El psicópata puede imitar las señales del afecto, pero no siente amor por el prójimo-víctima. Satanás imita como ángel de luz pero no cree la verdad del evangelio. Lo mismo hacen sus ministros, por lo tanto se delatarán si estamos atentos a la espada del Espíritu, que es la palabra de Dios. Tenemos maneras de probar los espíritus, para ver si son de Dios. Esos espíritus a probar son seres humanos, no de ultratumba. La forma de probarlos es por medio de la palabra de Dios que ellos confiesan de su corazón; no hay error posible en esta prueba: no podrán aguantar la marea de textos bíblicos que hablan y gritan la soberanía de Dios. En algún momento intentarán colocar su propia justicia porque ignoran la que es de Dios (Romanos 10:1-4).

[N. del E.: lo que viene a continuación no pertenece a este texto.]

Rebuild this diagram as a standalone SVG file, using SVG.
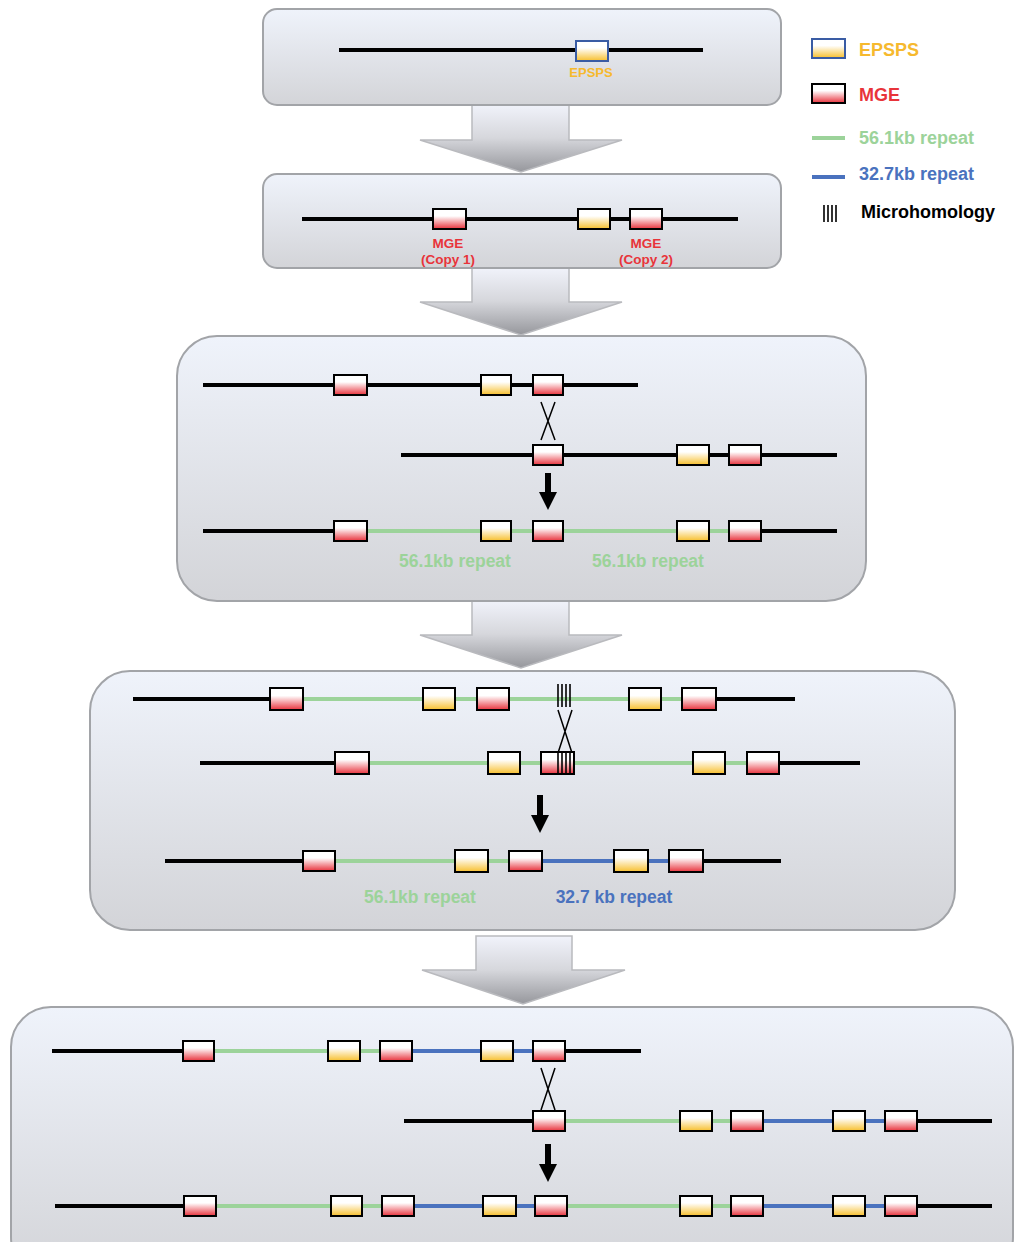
<svg xmlns="http://www.w3.org/2000/svg" width="1014" height="1242" viewBox="0 0 1014 1242">
<defs>
<linearGradient id="gPanel" x1="0" y1="0" x2="0" y2="1"><stop offset="0" stop-color="#eff3fb"/><stop offset="1" stop-color="#d3d4d8"/></linearGradient>
<linearGradient id="gArrow" x1="0" y1="0" x2="0" y2="1"><stop offset="0" stop-color="#f1f3fb"/><stop offset="0.5" stop-color="#d6d7dc"/><stop offset="1" stop-color="#96979c"/></linearGradient>
<linearGradient id="gMge" x1="0" y1="0" x2="0" y2="1"><stop offset="0" stop-color="#ffffff"/><stop offset="0.35" stop-color="#ffffff"/><stop offset="1" stop-color="#e8323c"/></linearGradient>
<linearGradient id="gEp" x1="0" y1="0" x2="0" y2="1"><stop offset="0" stop-color="#ffffff"/><stop offset="0.35" stop-color="#ffffff"/><stop offset="1" stop-color="#f7bf2c"/></linearGradient>
</defs>
<style>
.panel{fill:url(#gPanel);stroke:#a2a4a8;stroke-width:2}
.barrow{fill:url(#gArrow);stroke:#b9babe;stroke-width:1.5}
.k{stroke:#000;stroke-width:4;fill:none}
.g{stroke:#9cd39a;stroke-width:4;fill:none}
.b{stroke:#4a72be;stroke-width:4;fill:none}
.mge{fill:url(#gMge);stroke:#000;stroke-width:2}
.ep{fill:url(#gEp);stroke:#000;stroke-width:2}
.epb{fill:url(#gEp);stroke:#3a5ca4;stroke-width:2}
.x{stroke:#000;stroke-width:1.5;fill:none}
.mh{stroke:#000;stroke-width:1.6;fill:none}
.t{font-family:"Liberation Sans",Arial,sans-serif;font-weight:bold}
.tg{fill:#9cd39a}
.tb{fill:#4a72be}
.tr{fill:#e8343a}
.to{fill:#f6b92e}
</style>
<rect width="1014" height="1242" fill="#ffffff"/>

<g id="connectors">
<path class="barrow" d="M472,104 H569 V140 H622 L521,172 L420,140 H472 Z"/>
<path class="barrow" d="M472,267 H569 V302 H622 L521,335 L420,302 H472 Z"/>
<path class="barrow" d="M472,600 H569 V635 H622 L521,668 L420,635 H472 Z"/>
<path class="barrow" d="M476,936 H572 V970 H625 L523,1004 L422,970 H476 Z"/>
</g>

<g id="legend">
<rect class="epb" x="812" y="39" width="33" height="19"/>
<text class="t to" x="859" y="56" font-size="18">EPSPS</text>
<rect class="mge" x="812" y="84" width="33" height="19"/>
<text class="t tr" x="859" y="101" font-size="18">MGE</text>
<line class="g" x1="812" y1="138" x2="845" y2="138"/>
<text class="t tg" x="859" y="144" font-size="18">56.1kb repeat</text>
<line class="b" x1="812" y1="177" x2="845" y2="177"/>
<text class="t tb" x="859" y="180" font-size="18">32.7kb repeat</text>
<path class="mh" d="M824,205V222M828,205V222M832,205V222M836,205V222"/>
<text class="t" x="861" y="218" font-size="18" fill="#000">Microhomology</text>
</g>

<g id="panel1">
<rect class="panel" x="263" y="9" width="518" height="96" rx="14"/>
<line class="k" x1="339" y1="50" x2="703" y2="50"/>
<rect class="epb" x="576" y="41" width="32" height="20"/>
<text class="t to" x="591" y="77" font-size="13" text-anchor="middle">EPSPS</text>
</g>

<g id="panel2">
<rect class="panel" x="263" y="174" width="518" height="94" rx="14"/>
<line class="k" x1="302" y1="219" x2="738" y2="219"/>
<rect class="mge" x="433" y="209" width="33" height="20"/>
<rect class="ep" x="578" y="209" width="32" height="20"/>
<rect class="mge" x="630" y="209" width="32" height="20"/>
<text class="t tr" x="448" y="248" font-size="13.5" text-anchor="middle">MGE</text>
<text class="t tr" x="448" y="264" font-size="13.5" text-anchor="middle">(Copy 1)</text>
<text class="t tr" x="646" y="248" font-size="13.5" text-anchor="middle">MGE</text>
<text class="t tr" x="646" y="264" font-size="13.5" text-anchor="middle">(Copy 2)</text>
</g>

<g id="panel3">
<rect class="panel" x="177" y="336" width="689" height="265" rx="40"/>
<line class="k" x1="203" y1="385" x2="638" y2="385"/>
<rect class="mge" x="334" y="375" width="33" height="20"/>
<rect class="ep" x="481" y="375" width="30" height="20"/>
<rect class="mge" x="533" y="375" width="30" height="20"/>
<path class="x" d="M541,402 L555,440 M555,402 L541,440"/>
<line class="k" x1="401" y1="455" x2="837" y2="455"/>
<rect class="mge" x="533" y="445" width="30" height="20"/>
<rect class="ep" x="677" y="445" width="32" height="20"/>
<rect class="mge" x="729" y="445" width="32" height="20"/>
<path d="M545,473 H551 V492 H557 L548,510 L539,492 H545 Z" fill="#000"/>
<path class="k" d="M203,531 H336 M759,531 H837"/>
<path class="g" d="M367,531 H481 M511,531 H533 M563,531 H677 M709,531 H729"/>
<rect class="mge" x="334" y="521" width="33" height="20"/>
<rect class="ep" x="481" y="521" width="30" height="20"/>
<rect class="mge" x="533" y="521" width="30" height="20"/>
<rect class="ep" x="677" y="521" width="32" height="20"/>
<rect class="mge" x="729" y="521" width="32" height="20"/>
<text class="t tg" x="455" y="567" font-size="17.5" text-anchor="middle">56.1kb repeat</text>
<text class="t tg" x="648" y="567" font-size="17.5" text-anchor="middle">56.1kb repeat</text>
</g>

<g id="panel4">
<rect class="panel" x="90" y="671" width="865" height="259" rx="40"/>
<path class="k" d="M133,699 H272 M714,699 H795"/>
<path class="g" d="M303,699 H423 M455,699 H477 M509,699 H629 M661,699 H682"/>
<rect class="mge" x="270" y="688" width="33" height="22"/>
<rect class="ep" x="423" y="688" width="32" height="22"/>
<rect class="mge" x="477" y="688" width="32" height="22"/>
<rect class="ep" x="629" y="688" width="32" height="22"/>
<rect class="mge" x="682" y="688" width="34" height="22"/>
<path class="mh" d="M558,684V707M562,684V707M566,684V707M570,684V707"/>
<path class="x" d="M558,710 L572,753 M572,710 L558,753"/>
<path class="k" d="M200,763 H337 M777,763 H860"/>
<path class="g" d="M369,763 H488 M520,763 H541 M574,763 H693 M725,763 H747"/>
<rect class="mge" x="335" y="752" width="34" height="22"/>
<rect class="ep" x="488" y="752" width="32" height="22"/>
<rect class="mge" x="541" y="752" width="33" height="22"/>
<path class="mh" d="M558,753V773M562,753V773M566,753V773M570,753V773"/>
<rect class="ep" x="693" y="752" width="32" height="22"/>
<rect class="mge" x="747" y="752" width="32" height="22"/>
<path d="M537,795 H543 V815 H549 L540,833 L531,815 H537 Z" fill="#000"/>
<path class="k" d="M165,861 H305 M701,861 H781"/>
<path class="g" d="M335,861 H455 M488,861 H509"/>
<path class="b" d="M542,861 H614 M648,861 H669"/>
<rect class="mge" x="303" y="851" width="32" height="20"/>
<rect class="ep" x="455" y="850" width="33" height="22"/>
<rect class="mge" x="509" y="851" width="33" height="20"/>
<rect class="ep" x="614" y="850" width="34" height="22"/>
<rect class="mge" x="669" y="850" width="34" height="22"/>
<text class="t tg" x="420" y="903" font-size="17.5" text-anchor="middle">56.1kb repeat</text>
<text class="t tb" x="614" y="903" font-size="17.5" text-anchor="middle">32.7 kb repeat</text>
</g>

<g id="panel5">
<rect class="panel" x="11" y="1007" width="1002" height="270" rx="40"/>
<path class="k" d="M52,1051 H185 M563,1051 H641"/>
<path class="g" d="M214,1051 H328 M360,1051 H380"/>
<path class="b" d="M412,1051 H481 M513,1051 H533"/>
<rect class="mge" x="183" y="1041" width="31" height="20"/>
<rect class="ep" x="328" y="1041" width="32" height="20"/>
<rect class="mge" x="380" y="1041" width="32" height="20"/>
<rect class="ep" x="481" y="1041" width="32" height="20"/>
<rect class="mge" x="533" y="1041" width="32" height="20"/>
<path class="x" d="M541,1068 L555,1110 M555,1068 L541,1110"/>
<path class="k" d="M404,1121 H535 M915,1121 H992"/>
<path class="g" d="M565,1121 H680 M712,1121 H731"/>
<path class="b" d="M763,1121 H833 M865,1121 H885"/>
<rect class="mge" x="533" y="1111" width="32" height="20"/>
<rect class="ep" x="680" y="1111" width="32" height="20"/>
<rect class="mge" x="731" y="1111" width="32" height="20"/>
<rect class="ep" x="833" y="1111" width="32" height="20"/>
<rect class="mge" x="885" y="1111" width="32" height="20"/>
<path d="M545,1144 H551 V1164 H557 L548,1182 L539,1164 H545 Z" fill="#000"/>
<path class="k" d="M55,1206 H186 M915,1206 H992"/>
<path class="g" d="M216,1206 H331 M362,1206 H382 M567,1206 H680 M712,1206 H731"/>
<path class="b" d="M414,1206 H483 M516,1206 H535 M763,1206 H833 M865,1206 H885"/>
<rect class="mge" x="184" y="1196" width="32" height="20"/>
<rect class="ep" x="331" y="1196" width="31" height="20"/>
<rect class="mge" x="382" y="1196" width="32" height="20"/>
<rect class="ep" x="483" y="1196" width="33" height="20"/>
<rect class="mge" x="535" y="1196" width="32" height="20"/>
<rect class="ep" x="680" y="1196" width="32" height="20"/>
<rect class="mge" x="731" y="1196" width="32" height="20"/>
<rect class="ep" x="833" y="1196" width="32" height="20"/>
<rect class="mge" x="885" y="1196" width="32" height="20"/>
</g>
</svg>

Poco importa que se tenga celo de Dios, si ese celo no es conforme a ciencia (a conocimiento). Recordemos que por su conocimiento salvaría el Siervo justo a muchos, que no a todo el mundo. No podríamos invocar a aquél de quien no hemos oído nada, por eso anunciamos a Cristo como el pan que descendió del cielo. El que es enseñado por el Padre y viene al Hijo, no será echado fuera sino resucitado en el día postrero (Juan 6:45). En realidad, nadie puede ir a Jesucristo si el Padre no lo envía, una condición que depende solamente de la voluntad del Padre mismo. No depende del supuesto libre albedrío humano, sino del destino que le haya dado Dios a cada ser humano. A Jacob amó, pero a Esaú odió, aun antes de que hicieran bien o mal, antes de ser concebidos (Romanos 9: 11-13).
Una vez que tengamos puestos el traje de la armadura nos toca orar en todo tiempo, con toda deprecación y súplica en el Espíritu, velando con toda perseverancia. De nada sirve orar sin conocer al Dios que puede salvar, de nada servirá orar a los ídolos que no pueden salvar. Un ídolo es cualquier imagen que se haga de la divinidad, poco importa que no se dibuje o no se grabe en una piedra, o que no se represente como escultura. Lo que la gente sacrifica a sus ídolos, a los demonios sacrifica. ¿Cómo podrá entonces alguien orar con eficacia si está sacrificando a los demonios?